SHORT PROBLEM - Without the pictures, repeat the listing character for character.

DATA EXTRACT -
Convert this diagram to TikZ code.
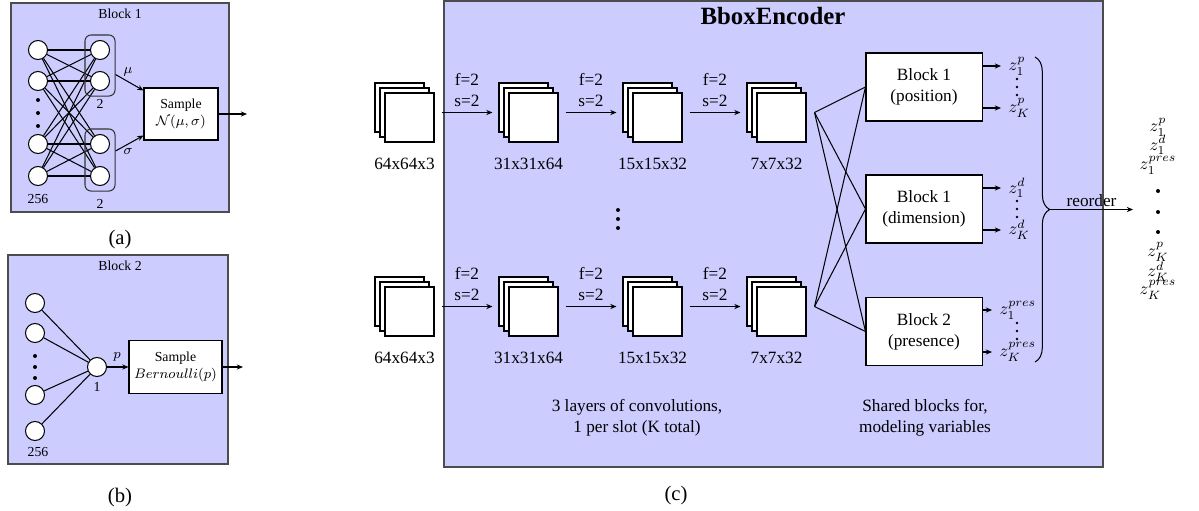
\documentclass[tikz,border=0pt]{standalone}
\usepackage{fontspec}
\setmainfont{Liberation Serif}
\usetikzlibrary{arrows.meta,decorations.pathreplacing,calc,fit}
\def\pxu{0.58pt}
% a stack of three feature maps; #1 names the front sheet, (#2,#3) is its centre
\newcommand\fmapstack[3]{%
  \node[fmap] (#1c) at ({#2-10},{#3-10}) {};
  \node[fmap] (#1b) at ({#2-5},{#3-5}) {};
  \node[fmap] (#1) at (#2,#3) {};
}
\begin{document}
\begin{tikzpicture}[x=0.58pt, y=-0.58pt, line width=0.6pt,
  panel/.style={draw=black!70, fill=blue!20, line width=0.8pt},
  neuron/.style={circle, draw, fill=white, minimum size=19*\pxu, inner sep=0pt},
  fmap/.style={draw, fill=white, minimum size=49*\pxu, inner sep=0pt},
  blk/.style={draw, fill=white, minimum width=116*\pxu, minimum height=68*\pxu, align=center, inner sep=1pt},
  sampler/.style={draw, fill=white, align=center, font=\footnotesize, inner sep=1pt},
  group/.style={draw=black!80, rounded corners=3.5pt, inner sep=5*\pxu},
  arr/.style={-{Stealth[length=3.6pt,width=3pt]}},
  small/.style={font=\footnotesize},
  caption/.style={font=\large},
  zvar/.style={inner sep=0pt},
]
\useasboundingbox (0,0) rectangle (1199,510);

% ---------- (a) Block 1: Gaussian sampling ----------
\draw[panel] (11,3) rectangle (229,212);
\node[small] (ta) at (120,14) {Block 1};
\foreach \y [count=\i] in {50,81,144,176} {
  \node[neuron] (ai\i) at (38,\y) {};
  \node[neuron] (ao\i) at (100,\y) {};
}
\foreach \i in {1,...,4} \foreach \j in {1,...,4} \draw (ai\i) -- (ao\j);
\foreach \y in {100,113,126} \fill (38,\y) circle (2);
\node[group, fit=(ao1)(ao2)] (g1) {};
\node[group, fit=(ao3)(ao4)] (g2) {};
\node[small, inner sep=0pt] (n2a) at (100,104) {2};
\node[small, inner sep=0pt] (n2b) at (100,204) {2};
\node[small] (n256a) at (38,199) {256};
\node[sampler, minimum width=74*\pxu, minimum height=52*\pxu] (sa) at (181,114) {Sample\\$\mathcal{N}(\mu,\sigma)$};
\draw[arr] ($(g1.east)+(0,9)$) -- ($(sa.north west)+(0,3)$);
\draw[arr] ($(g2.east)+(0,-9)$) -- ($(sa.south west)+(0,-5)$);
\node[small] (mu) at (128,72) {$\mu$};
\node[small] (sg) at (128,152) {$\sigma$};
\coordinate (aout) at (247,114);
\draw[arr] (sa.east) -- (sa.east -| aout);
\node[caption] (capa) at (120,240) {(a)};

% ---------- (b) Block 2: Bernoulli sampling ----------
\draw[panel] (8,255) rectangle (228,464);
\node[small] (tb) at (120,266) {Block 2};
\foreach \y [count=\i] in {303,333,395,431} \node[neuron] (bi\i) at (35,\y) {};
\node[neuron] (bm) at (97,367) {};
\foreach \i in {1,...,4} \draw (bi\i) -- (bm);
\foreach \y in {356,367,378} \fill (35,\y) circle (2);
\node[small] (n256b) at (38,452) {256};
\node[small] (n1) at (97,387) {1};
\node[sampler, minimum width=93*\pxu, minimum height=53*\pxu] (sb) at (175.5,367) {Sample\\$Bernoulli(p)$};
\draw[arr] (bm) -- (bm -| sb.west);
\node[small] (pl) at (117,357) {$p$};
\coordinate (bout) at (243,367);
\draw[arr] (sb.east) -- (sb.east -| bout);
\node[caption] (capb) at (120,498) {(b)};

% ---------- (c) BboxEncoder ----------
\draw[panel] (444,1) rectangle (1103,467);
\node[font=\Large\bfseries] (tc) at (773,16) {BboxEncoder};

\foreach \r/\y in {1/117.5,2/311.5} {
  \fmapstack{s\r1}{409.5}{\y}
  \fmapstack{s\r2}{533.5}{\y}
  \fmapstack{s\r3}{657.5}{\y}
  \fmapstack{s\r4}{781.5}{\y}
  \node (l\r1) at ($(s\r1.south)+(-5,21)$) {64x64x3};
  \node (l\r2) at ($(s\r2.south)+(-5,21)$) {31x31x64};
  \node (l\r3) at ($(s\r3.south)+(-5,21)$) {15x15x32};
  \node (l\r4) at ($(s\r4.south)+(-5,21)$) {7x7x32};
}
\foreach \r in {1,2} \foreach \c/\n in {1/2,2/3,3/4}
  \draw[arr] ($(s\r\c.east)+(7,-5)$) -- ($(s\r\n.west)+(-16,-5)$)
    node[midway, above, align=center] (fs\r\c) {f=2\\s=2};
\foreach \y in {210,219,228} \fill (618,\y) circle (2);
\node[align=center] (convtxt) at (637,418) {3 layers of convolutions,\\1 per slot (K total)};

\node[blk] (bp) at (924,87) {Block 1\\(position)};
\node[blk] (bd) at (924,209) {Block 1\\(dimension)};
\node[blk] (bq) at (924,331.5) {Block 2\\(presence)};
\coordinate (j1) at ($(s14.east)+(8,-5)$);
\coordinate (j2) at ($(s24.east)+(8,-5)$);
\foreach \j in {j1,j2} \foreach \b in {bp,bd,bq} \draw (\j) -- (\b.west);

\node[zvar, anchor=west] (zp1) at (1008,66) {$z_1^p$};
\node[zvar, anchor=west] (zpK) at (1008,108) {$z_K^p$};
\node[zvar, anchor=west] (zd1) at (1008,188) {$z_1^d$};
\node[zvar, anchor=west] (zdK) at (1008,230) {$z_K^d$};
\node[zvar, anchor=west] (zq1) at (999,310) {$z_1^{pres}$};
\node[zvar, anchor=west] (zqK) at (999,352) {$z_K^{pres}$};
\foreach \b/\z in {bp/zp1,bp/zpK,bd/zd1,bd/zdK,bq/zq1,bq/zqK}
  \draw[arr] (\b.east |- \z.west) -- ($(\z.west)+(-7,0)$);
\foreach \y in {79,87,95,201,209,217,323,331,339} \fill (1017,\y) circle (1.3);
\node[align=center] (sharedtxt) at (925,418) {Shared blocks for,\\modeling variables};

\draw[decorate, decoration={brace, amplitude=8.5pt}] (1035,57) -- (1035,362);
\coordinate (btip) at (1050,209.5);
\coordinate (rout) at (1133,209.5);
\draw[arr] (btip) -- (rout) node[midway, above, inner sep=1.5pt] (reo) {reorder};

\node[zvar] (o1) at (1158,127) {$z_1^p$};
\node[zvar] (o2) at (1158,145) {$z_1^d$};
\node[zvar] (o3) at (1158,165) {$z_1^{pres}$};
\foreach \y in {191,212,232} \fill (1158,\y) circle (2);
\node[zvar] (o4) at (1158,252) {$z_K^p$};
\node[zvar] (o5) at (1158,272) {$z_K^d$};
\node[zvar] (o6) at (1158,290) {$z_K^{pres}$};

\node[caption] (capc) at (676,496) {(c)};
\end{tikzpicture}
\end{document}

RESULT OF THIS EXERCISE -
Convert this diagram to TikZ code.
\documentclass[tikz,border=0pt]{standalone}
\usepackage{fontspec}
\setmainfont{Liberation Serif}
\usetikzlibrary{arrows.meta,decorations.pathreplacing,calc,fit}
\def\pxu{0.58pt}
% a stack of three feature maps; #1 names the front sheet, (#2,#3) is its centre
\newcommand\fmapstack[3]{%
  \node[fmap] (#1c) at ({#2-10},{#3-10}) {};
  \node[fmap] (#1b) at ({#2-5},{#3-5}) {};
  \node[fmap] (#1) at (#2,#3) {};
}
\begin{document}
\begin{tikzpicture}[x=0.58pt, y=-0.58pt, line width=0.6pt,
  panel/.style={draw=black!70, fill=blue!20, line width=0.8pt},
  neuron/.style={circle, draw, fill=white, minimum size=19*\pxu, inner sep=0pt},
  fmap/.style={draw, fill=white, minimum size=49*\pxu, inner sep=0pt},
  blk/.style={draw, fill=white, minimum width=116*\pxu, minimum height=68*\pxu, align=center, inner sep=1pt},
  sampler/.style={draw, fill=white, align=center, font=\footnotesize, inner sep=1pt},
  group/.style={draw=black!80, rounded corners=3.5pt, inner sep=5*\pxu},
  arr/.style={-{Stealth[length=3.6pt,width=3pt]}},
  small/.style={font=\footnotesize},
  caption/.style={font=\large},
  zvar/.style={inner sep=0pt},
]
\useasboundingbox (0,0) rectangle (1199,510);

% ---------- (a) Block 1: Gaussian sampling ----------
\draw[panel] (11,3) rectangle (229,212);
\node[small] (ta) at (120,14) {Block 1};
\foreach \y [count=\i] in {50,81,144,176} {
  \node[neuron] (ai\i) at (38,\y) {};
  \node[neuron] (ao\i) at (100,\y) {};
}
\foreach \i in {1,...,4} \foreach \j in {1,...,4} \draw (ai\i) -- (ao\j);
\foreach \y in {100,113,126} \fill (38,\y) circle (2);
\node[group, fit=(ao1)(ao2)] (g1) {};
\node[group, fit=(ao3)(ao4)] (g2) {};
\node[small, inner sep=0pt] (n2a) at (100,104) {2};
\node[small, inner sep=0pt] (n2b) at (100,204) {2};
\node[small] (n256a) at (38,199) {256};
\node[sampler, minimum width=74*\pxu, minimum height=52*\pxu] (sa) at (181,114) {Sample\\$\mathcal{N}(\mu,\sigma)$};
\draw[arr] ($(g1.east)+(0,9)$) -- ($(sa.north west)+(0,3)$);
\draw[arr] ($(g2.east)+(0,-9)$) -- ($(sa.south west)+(0,-5)$);
\node[small] (mu) at (128,72) {$\mu$};
\node[small] (sg) at (128,152) {$\sigma$};
\coordinate (aout) at (247,114);
\draw[arr] (sa.east) -- (sa.east -| aout);
\node[caption] (capa) at (120,240) {(a)};

% ---------- (b) Block 2: Bernoulli sampling ----------
\draw[panel] (8,255) rectangle (228,464);
\node[small] (tb) at (120,266) {Block 2};
\foreach \y [count=\i] in {303,333,395,431} \node[neuron] (bi\i) at (35,\y) {};
\node[neuron] (bm) at (97,367) {};
\foreach \i in {1,...,4} \draw (bi\i) -- (bm);
\foreach \y in {356,367,378} \fill (35,\y) circle (2);
\node[small] (n256b) at (38,452) {256};
\node[small] (n1) at (97,387) {1};
\node[sampler, minimum width=93*\pxu, minimum height=53*\pxu] (sb) at (175.5,367) {Sample\\$Bernoulli(p)$};
\draw[arr] (bm) -- (bm -| sb.west);
\node[small] (pl) at (117,357) {$p$};
\coordinate (bout) at (243,367);
\draw[arr] (sb.east) -- (sb.east -| bout);
\node[caption] (capb) at (120,498) {(b)};

% ---------- (c) BboxEncoder ----------
\draw[panel] (444,1) rectangle (1103,467);
\node[font=\Large\bfseries] (tc) at (773,16) {BboxEncoder};

\foreach \r/\y in {1/117.5,2/311.5} {
  \fmapstack{s\r1}{409.5}{\y}
  \fmapstack{s\r2}{533.5}{\y}
  \fmapstack{s\r3}{657.5}{\y}
  \fmapstack{s\r4}{781.5}{\y}
  \node (l\r1) at ($(s\r1.south)+(-5,21)$) {64x64x3};
  \node (l\r2) at ($(s\r2.south)+(-5,21)$) {31x31x64};
  \node (l\r3) at ($(s\r3.south)+(-5,21)$) {15x15x32};
  \node (l\r4) at ($(s\r4.south)+(-5,21)$) {7x7x32};
}
\foreach \r in {1,2} \foreach \c/\n in {1/2,2/3,3/4}
  \draw[arr] ($(s\r\c.east)+(7,-5)$) -- ($(s\r\n.west)+(-16,-5)$)
    node[midway, above, align=center] (fs\r\c) {f=2\\s=2};
\foreach \y in {210,219,228} \fill (618,\y) circle (2);
\node[align=center] (convtxt) at (637,418) {3 layers of convolutions,\\1 per slot (K total)};

\node[blk] (bp) at (924,87) {Block 1\\(position)};
\node[blk] (bd) at (924,209) {Block 1\\(dimension)};
\node[blk] (bq) at (924,331.5) {Block 2\\(presence)};
\coordinate (j1) at ($(s14.east)+(8,-5)$);
\coordinate (j2) at ($(s24.east)+(8,-5)$);
\foreach \j in {j1,j2} \foreach \b in {bp,bd,bq} \draw (\j) -- (\b.west);

\node[zvar, anchor=west] (zp1) at (1008,66) {$z_1^p$};
\node[zvar, anchor=west] (zpK) at (1008,108) {$z_K^p$};
\node[zvar, anchor=west] (zd1) at (1008,188) {$z_1^d$};
\node[zvar, anchor=west] (zdK) at (1008,230) {$z_K^d$};
\node[zvar, anchor=west] (zq1) at (999,310) {$z_1^{pres}$};
\node[zvar, anchor=west] (zqK) at (999,352) {$z_K^{pres}$};
\foreach \b/\z in {bp/zp1,bp/zpK,bd/zd1,bd/zdK,bq/zq1,bq/zqK}
  \draw[arr] (\b.east |- \z.west) -- ($(\z.west)+(-7,0)$);
\foreach \y in {79,87,95,201,209,217,323,331,339} \fill (1017,\y) circle (1.3);
\node[align=center] (sharedtxt) at (925,418) {Shared blocks for,\\modeling variables};

\draw[decorate, decoration={brace, amplitude=8.5pt}] (1035,57) -- (1035,362);
\coordinate (btip) at (1050,209.5);
\coordinate (rout) at (1133,209.5);
\draw[arr] (btip) -- (rout) node[midway, above, inner sep=1.5pt] (reo) {reorder};

\node[zvar] (o1) at (1158,127) {$z_1^p$};
\node[zvar] (o2) at (1158,145) {$z_1^d$};
\node[zvar] (o3) at (1158,165) {$z_1^{pres}$};
\foreach \y in {191,212,232} \fill (1158,\y) circle (2);
\node[zvar] (o4) at (1158,252) {$z_K^p$};
\node[zvar] (o5) at (1158,272) {$z_K^d$};
\node[zvar] (o6) at (1158,290) {$z_K^{pres}$};

\node[caption] (capc) at (676,496) {(c)};
\end{tikzpicture}
\end{document}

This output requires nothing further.